"The entire Indian country has come together in a big kumbaya of hatred for me. It just tears at my soul."
That's Jack Abramoff, feeling sorry for himself in the newest issue of Vanity Fair. "In a different era I'd be killed on the street or have poison poured into my coffee."
We wouldn't want that to happen, particularly since Abramoff is telling all about his cozy relationship with the GOP hierarchy.
*President Bush joked with Abramoff about his weight lifting past: "What are you benching, buff guy?" Of course Bush claims not to remember having his picture taken with the disgraced lobbyist, but he does recall details about Abramoff's past. Hmmmm.
*According to documents obtained by Vanity Fair, Rebulican National Committee head Ken Mehlman did Abramoff political favors (such as preventing Clinton administration alumnus Allen Stayman from keeping a State Department job) and had Sabbath dinner at Abramoff's house, although Mehlman now claims the two never met.
*"I have more pictures of [Newt] than I have of my wife." Abramoff says of Newt Gingrich, who says they haven't seen each other in at least 10 years. "Here's Newt. Newt. Newt. Newt. More Newt. Newt with Grover [Norquist, the Washington conservative Republican Über-strategist and longtime Abramoff friend] this time. But Newt never met me. Ollie North. Newt. Can't be Newt ... he never met me. Oh, Newt! What's he doing there? Must be a Newt look-alike.... Newt again! It's sick! I thought he never met me!"
And then there's the quality time Abramoff says he spent with Tom DeLay. "We would sit and talk about the Bible. We would sit and talk about opera. We would sit and talk about golf," Abramoff recalls. "I mean, we talked about philosophy and politics."
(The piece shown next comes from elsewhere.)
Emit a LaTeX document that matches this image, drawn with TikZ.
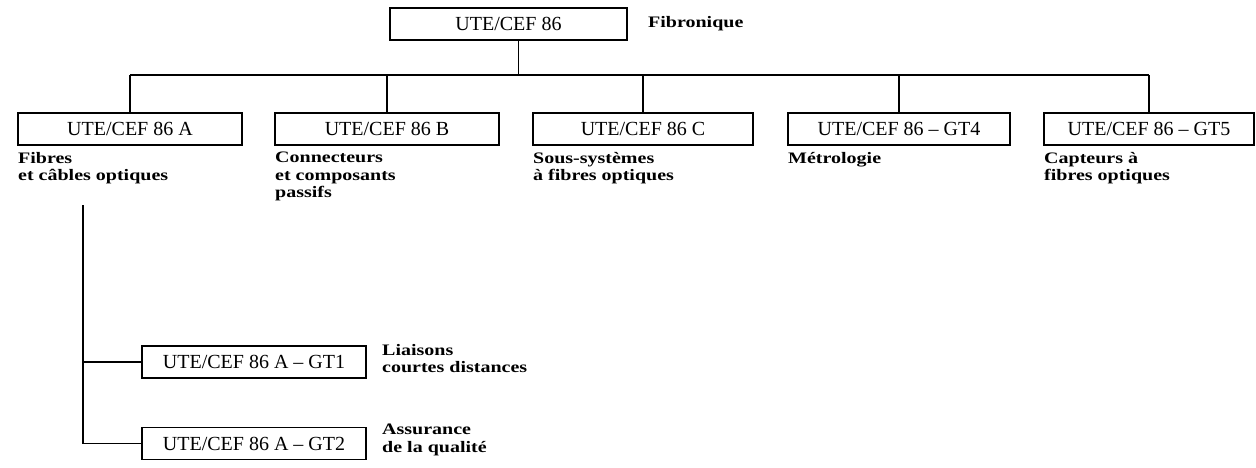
\documentclass[tikz,border=0pt]{standalone}
\usepackage{fontspec}
\setmainfont{Liberation Serif}
\newfontfamily\lblfont[FakeStretch=1.25]{Liberation Serif}
\begin{document}
\begin{tikzpicture}[x=1pt,y=-1pt,
  box/.style={draw,line width=1.5pt,minimum height=32pt,inner sep=0pt,font=\fontsize{20}{22}\selectfont},
  lbl/.style={anchor=north west,inner sep=0pt,align=left,font=\lblfont\bfseries\fontsize{16}{17.5}\selectfont},
  conn/.style={line width=1.5pt}]
\useasboundingbox (0,0) rectangle (1256,468);
% top
\node[box,minimum width=237pt] (top) at (508.5,24) {UTE/CEF 86};
\node[lbl,anchor=west] (fib) at (648,24) {Fibronique};
% row
\node[box,minimum width=224pt] (a) at (130,129) {UTE/CEF 86 A};
\node[box,minimum width=224pt] (b) at (387,129) {UTE/CEF 86 B};
\node[box,minimum width=220pt] (c) at (643,129) {UTE/CEF 86 C};
\node[box,minimum width=222pt] (d) at (899,129) {UTE/CEF 86 -- GT4};
\node[box,minimum width=210pt] (e) at (1149,129) {UTE/CEF 86 -- GT5};
% bus
\coordinate (bus) at (0,75);
\draw[conn] ([xshift=10pt]top.south) -- ([xshift=10pt]top.south |- bus);
\draw[conn] (a.north |- bus) -- (e.north |- bus);
\foreach \n in {a,b,c,d,e} \draw[conn] (\n.north) -- (\n.north |- bus);
% labels
\node[lbl] (la) at (18,152) {Fibres\\et câbles optiques};
\node[lbl] (lb) at (275,152) {Connecteurs\\et composants\\passifs};
\node[lbl] (lc) at (533,152) {Sous-systèmes\\à fibres optiques};
\node[lbl] (ld) at (788,152) {Métrologie};
\node[lbl] (le) at (1044,152) {Capteurs à\\fibres optiques};
% sub tree
\node[box,minimum width=224pt] (g1) at (254,362) {UTE/CEF 86 A -- GT1};
\node[box,minimum width=224pt] (g2) at (254,443.5) {UTE/CEF 86 A -- GT2};
\node[lbl] (l1) at (382,344) {Liaisons\\courtes distances};
\node[lbl] (l2) at (382,424) {Assurance\\de la qualité};
\coordinate (stemtop) at (83,205);
\coordinate (stembot) at (83,443.5);
\draw[conn] (stemtop) -- (stembot);
\draw[conn] (g1.west) -- (g1.west -| stemtop);
\draw[conn] (g2.west) -- (stembot);
\end{tikzpicture}
\end{document}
When they weren't figuring out ways to circumvent the law.
As for his punishment, Abramoff says it would be "stupid" to send him to prison. "Let me teach English, history, music. Or let me sweep floors at the reservation. Instead you'll be paying to feed me to sit in a jail."
Sounds like we might very well see a certain ex-lobbyist negotiate some plea bargains in the near future.